As usual the debate about ASX investing remains excessively focused on banks and resources stocks rather than which stocks will lead the market next and change the composition of the index. The banks and large miners will always be in the ASX 20 but their weighting in wider indexes will fall in favour of other sectors set to benefit from these trends:
- Growth in Australia’s domestic services sector
- Growth in non-mining business investment
- Growth in employment, especially in labour-intensive industries (because wages growth is historically slow) like construction, retailing, transport and other services
- Population ageing
- Changes in the way retirement is funded
- Inbound and domestic tourism as the Australian dollar stays at or below its post-float average
- Suppliers of goods and services where the competitive advantage is Australian brand values or expertise not easily replicated elsewhere
- The appreciation of the rural land which is most resilient to changing rainfall patterns and able to supply strong growth in foreign demand for Australian agriculture
- Expansion in the technology venture capital industry
- The ability to use data in algorithms which create network effects
- Disruptors which change the way demand for goods and services is met
- Innovations which create new products and services consumers will buy
- More imports of goods formerly manufactured in Australia
- Government-funded or –sponsored public infrastructure
- Less over-servicing in healthcare
- Efficiency drives by large companies with unsustainable legacy cost structures
- Consumer categories which benefit from higher disposable income due to price deflation in categories which are commoditising
- Turnarounds of underperforming large companies or M&A if this cannot be done.

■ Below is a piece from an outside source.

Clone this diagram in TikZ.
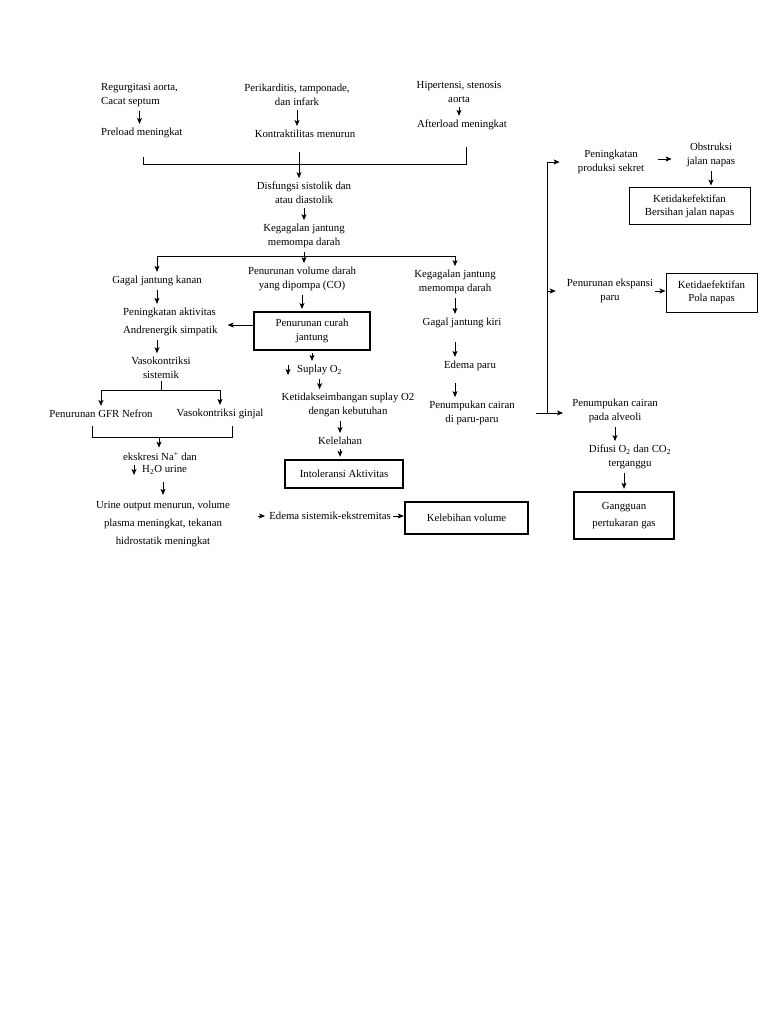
\documentclass[tikz,border=0pt]{standalone}
\usepackage{fontspec}
\setmainfont{Liberation Serif}
\usetikzlibrary{arrows.meta}

\tikzset{
  lbl/.style={inner sep=2pt, align=center},
  thickbox/.style={draw, line width=2.4pt, align=center, inner sep=3pt},
  thinbox/.style={draw, line width=1pt, align=center, inner sep=3pt},
  arr/.style={-{Stealth[length=6pt,width=5pt,inset=1.5pt]}, line width=0.8pt, shorten <=2pt, shorten >=2pt},
  ln/.style={line width=0.8pt}
}

\begin{document}
\begin{tikzpicture}[x=1pt,y=-1pt,font=\fontsize{10.8pt}{13.5pt}\selectfont]
\useasboundingbox (0,0) rectangle (768,1024);

% penyebab
\node[lbl,anchor=west,align=left] (regurg) at (99,95) {Regurgitasi aorta,\\Cacat septum};
\node[lbl,anchor=west] (preload) at (99,133) {Preload meningkat};
\node[lbl] (perik) at (297,95) {Perikarditis, tamponade,\\dan infark};
\node[lbl] (kontra) at (305,134) {Kontraktilitas menurun};
\node[lbl] (hiper) at (459,92) {Hipertensi, stenosis\\aorta};
\node[lbl] (after) at (462,125) {Afterload meningkat};

\draw[arr] (regurg.south) -- (regurg.south |- preload.north);
\draw[arr] (perik.south) -- (perik.south |- kontra.north);
\draw[arr] (hiper.south) -- (hiper.south |- after.north);

\coordinate (jL) at (143,157);
\coordinate (jR) at (466,147);
\coordinate (jM) at (299,152);
\draw[ln] (jL) -- ++(0,7) -| (jR);

\node[lbl] (disf) at (304,193) {Disfungsi sistolik dan\\atau diastolik};
\node[lbl] (keg1) at (304,236) {Kegagalan jantung\\memompa darah};
\draw[arr,shorten <=0pt] (jM) -- (jM |- disf.north);
\draw[arr] (disf.south) -- (disf.south |- keg1.north);

% cabang
\node[lbl] (gjk) at (157,281) {Gagal jantung kanan};
\node[lbl] (pvd) at (302,279) {Penurunan volume darah\\yang dipompa (CO)};
\node[lbl] (keg2) at (455,282) {Kegagalan jantung\\memompa darah};

\coordinate (sp) at (300,256);
\draw[arr] (keg1.south) -- (keg1.south |- pvd.north);
\draw[ln] (gjk.north |- sp) -- (keg2.north |- sp);
\draw[arr,shorten <=0pt] (gjk.north |- sp) -- (gjk.north);
\draw[arr,shorten <=0pt] (keg2.north |- sp) -- (keg2.north);

% kiri
\node[lbl,anchor=west,align=left] (pak) at (121,322) {Peningkatan aktivitas\\[4.5pt]Andrenergik simpatik};
\node[lbl] (vaso) at (161,368) {Vasokontriksi\\sistemik};
\draw[arr] (gjk.south) -- (gjk.south |- pak.north);
\draw[arr] (gjk.south |- pak.south) -- (gjk.south |- vaso.north);

\node[lbl] (gfr) at (101,414) {Penurunan GFR Nefron};
\node[lbl] (vgin) at (220,414) {Vasokontriksi ginjal};
\coordinate (vs) at (160,390);
\draw[ln] (vaso.south) -- (vaso.south |- vs);
\draw[ln] (gfr.north |- vs) -- (vgin.north |- vs);
\draw[arr,shorten <=0pt] (gfr.north |- vs) -- (gfr.north);
\draw[arr,shorten <=0pt] (vgin.north |- vs) -- (vgin.north);

\coordinate (gL) at (92,426);
\coordinate (gR) at (232,426);
\coordinate (gM) at (159,437);
\draw[ln] (gL) -- ++(0,11) -| (gR);

\node[lbl] (eks) at (160,456) {ekskresi Na\textsuperscript{+} dan};
\node[lbl,anchor=west] (h2o) at (140,470) {H\textsubscript{2}O urine};
\draw[arr,shorten <=0pt] (gM) -- (gM |- eks.north);
\draw[arr,shorten <=0pt,shorten >=0pt] ([xshift=-6pt,yshift=5pt]h2o.west) -- ([xshift=-6pt,yshift=-5pt]h2o.west);

\node[lbl] (urine) at (163,524) {Urine output menurun, volume\\[4.5pt]plasma meningkat, tekanan\\[4.5pt]hidrostatik meningkat};
\draw[arr,shorten <=5pt,shorten >=4pt] (h2o.south -| urine.north) -- (urine.north);

\node[lbl] (edema) at (330,516) {Edema sistemik-ekstremitas};
\node[thickbox,minimum width=123,minimum height=32] (keleb) at (466.5,518) {Kelebihan volume};
\draw[arr,shorten <=26pt] (urine.east |- edema.west) -- (edema.west);
\draw[arr,shorten <=0pt,shorten >=0pt] (edema.east) -- (edema.east -| keleb.west);

% tengah
\node[thickbox,line width=2pt,minimum width=116,minimum height=38] (curah) at (312,331) {Penurunan curah\\jantung};
\draw[arr] (pvd.south) -- (pvd.south |- curah.north);
\draw[arr,shorten <=0pt,shorten >=8pt] ([yshift=6pt]curah.west) -- ([yshift=6pt]curah.west -| pak.east);

\node[lbl,anchor=west] (suplay) at (295,370) {Suplay O\textsubscript{2}};
\draw[arr] (curah.south) -- (curah.south |- suplay.north);
\draw[arr,shorten <=0pt,shorten >=0pt] ([xshift=-7pt,yshift=5pt]suplay.west) -- ([xshift=-7pt,yshift=-5pt]suplay.west);

\node[lbl] (ketid) at (348,405) {Ketidakseimbangan suplay O2\\dengan kebutuhan};
\node[lbl] (kelel) at (340,441) {Kelelahan};
\node[thickbox,minimum width=118,minimum height=28] (intol) at (344,474) {Intoleransi Aktivitas};
\draw[arr] (suplay.south) -- (suplay.south |- ketid.north);
\draw[arr] (ketid.south -| kelel.north) -- (kelel.north);
\draw[arr] (kelel.south) -- (kelel.south |- intol.north);

% kanan
\node[lbl] (gjkiri) at (462,323) {Gagal jantung kiri};
\node[lbl] (edparu) at (470,366) {Edema paru};
\node[lbl] (penump) at (472,413) {Penumpukan cairan\\di paru-paru};
\draw[arr] (keg2.south) -- (keg2.south |- gjkiri.north);
\draw[arr,shorten <=12pt] (keg2.south |- gjkiri.south) -- (keg2.south |- edparu.north);
\draw[arr,shorten <=10pt] (keg2.south |- edparu.south) -- (keg2.south |- penump.north);

% paru
\node[lbl] (sekret) at (611,162) {Peningkatan\\produksi sekret};
\node[lbl] (obstr) at (711,155) {Obstruksi\\jalan napas};
\node[thinbox,minimum width=121,minimum height=37] (bersih) at (689.5,206.5) {Ketidakefektifan\\Bersihan jalan napas};
\node[lbl] (ekspansi) at (610,291) {Penurunan ekspansi\\paru};
\node[thinbox,minimum width=91,minimum height=39] (pola) at (711.5,292.5) {Ketidaefektifan\\Pola napas};
\node[lbl] (alveoli) at (615,411) {Penumpukan cairan\\pada alveoli};
\node[lbl] (difusi) at (630,457) {Difusi O\textsubscript{2} dan CO\textsubscript{2}\\terganggu};
\node[thickbox,minimum width=100,minimum height=47] (gangg) at (624,515.5) {Gangguan\\[3.5pt]pertukaran gas};

\coordinate (pj) at (547,413);
\draw[arr,shorten <=19pt,shorten >=7pt] (penump.east) -- (penump.east -| alveoli.west);
\draw[ln] (pj) -- (pj |- sekret.west);
\draw[arr,shorten <=0pt,shorten >=16pt] (pj |- sekret.west) -- (sekret.west);
\draw[arr,shorten <=0pt,shorten >=9pt] (pj |- ekspansi.west) -- (ekspansi.west);

\draw[arr,shorten <=12pt,shorten >=13pt] ([yshift=3pt]sekret.east) -- ([yshift=3pt]sekret.east -| obstr.west);
\draw[arr] (obstr.south) -- (obstr.south |- bersih.north);
\draw[arr,shorten <=0pt,shorten >=0pt] (ekspansi.east) -- (ekspansi.east -| pola.west);
\draw[arr] (alveoli.south) -- (alveoli.south |- difusi.north);
\draw[arr] (gangg.north |- difusi.south) -- (gangg.north);

\end{tikzpicture}
\end{document}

ASX 200 stocks to benefit from the above themes and/or growth in non-mining activity
|Growth in non-dwelling construction||ABC, BLD, BKW, BSL, CIM, CSR, DLX, LLC|
|Demand for business vehicles and parts||AHG, ARB, BAP|
|Greater consumption of packaging||AMC|
|More business lending||ANZ, BEN, BOQ, CBA, NAB, SUN, WBC|
|More consumer and business advertising||APN, NEC, OML, QAN, SWM, TEN|
|Increase in business travel||CTD, CTX, MTR|
|New business assets to insure||IAG, QBE, SDF, SUN|
|Inbound and domestic tourism||MTR, QAN|
|More goods moving through the economy||QUB, AIO|
|More business telco plans||TLS, TPM|
|Increased consumption of industrial goods||WES|
And this list does not include the property trusts which would gain more tenants and more secure tenants.
Our GDP forecast upgrade does not diminish the argument for increasing allocations to overseas equities. The best consumer brands, growth opportunities and returns on equity are still available outside the ASX.
Disclosure: Clime Asset Management owns ANZ, CBA, NAB, WBC, CTX, IAG, QBE, TLS, WES, ABC, BKW, CSR, QUB on behalf of various mandates where it acts as an investment manager.